Comcast-Spectacor CEO Snider, executive producer of the newly released “Atlas Shrugged,” never thought that he would see his favorite Ayn Rand book on the big screen. A jubilant Snider said, “They tried to make this film for fifty years. Hollywood did not want to make this movie because it did not adhere to its liberal agenda.”
He shrugged off criticism of the movie. “Now they are panning it because it does not have a $50 million budget,” said Snider.
He is most excited that “the movie will keep her work alive.”
The modest Snider claims to have done nothing to earn the title of executive producer of the film. He maintained, “I am almost embarrassed about the title. All I did was introduce John Aglialoro (the CEO of exercise equipment maker Cybex) to some people who helped him make the film. He is the one that is amazing and had the guts. He put up all the money and took time off from his business to go to Los Angeles to make this film.”
Snider has had a love affair with “Atlas Shrugged” for over fifty years because “it is the only book that provides a moral defense of capitalism.” “It explains why capitalism is the greatest system ever developed.”

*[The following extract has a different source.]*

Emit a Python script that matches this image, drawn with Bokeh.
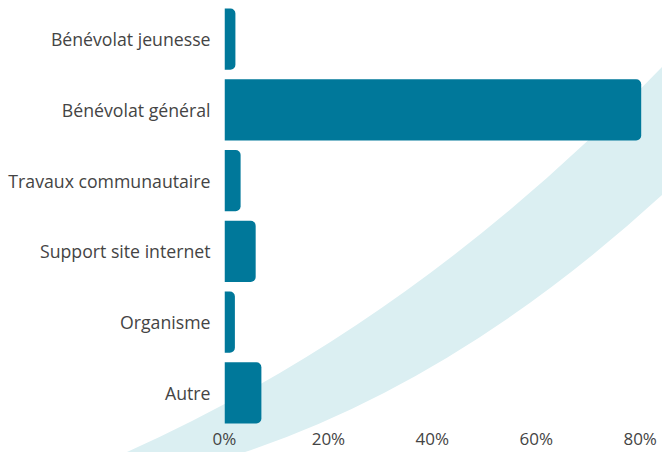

Snider recalled, “I related to the Hank Reardon character because I was going through the same thing when it was published in 1957. My family and friends were also belittling me because I was working too hard.”
Snider, who has been active in two organizations to celebrate Ayn Rand and her philosophy of Objectivism, feels that the book was very forward for its time. He argued, “Dagney Taggart was a heroine in the book. Not many women were heroines of fiction books back in 1957. She also had affairs with three men in the book. Authors did not write about those subjects back then.”
The book so captured his imagination that he endeavored to meet the author. Snider, the man that dominated Philadelphia sports for a quarter of century as owner of the Philadelphia Seventy Sixers and Flyers, admitted to “being intimidated” when he finally met Ayn Rand in person.
He explained, “She was so sharp that you had to be careful what you said in front of her so she would not catch you in a mistake.”
After the financial crisis of 2008, Rand’s most famous acolyte, former Federal Reserve Chairman Alan Greenspan, slightly backed away from her philosophy. Snider disagrees with his Greenspan’s interpretation of the financial crisis. “The crisis simply verified that she has always been right. The government was passing regulations that were enticing people who could not afford it to buy a home,” asserted Snider.
He maintained, “The crisis was caused by bankers. Bankers are not capitalists. They lend to capitalists.”
Snider bemoans that” the United States is now a mixture of capitalism and socialism.” He still believes in capitalism. He said, “Capitalists build up business so that they can give weaker members of society jobs.”
Snider wanted to clear up one misconception about Objectivism “Rand was not against helping poor people," insisted Snider. She just believed the help should come from private charities not government programs.”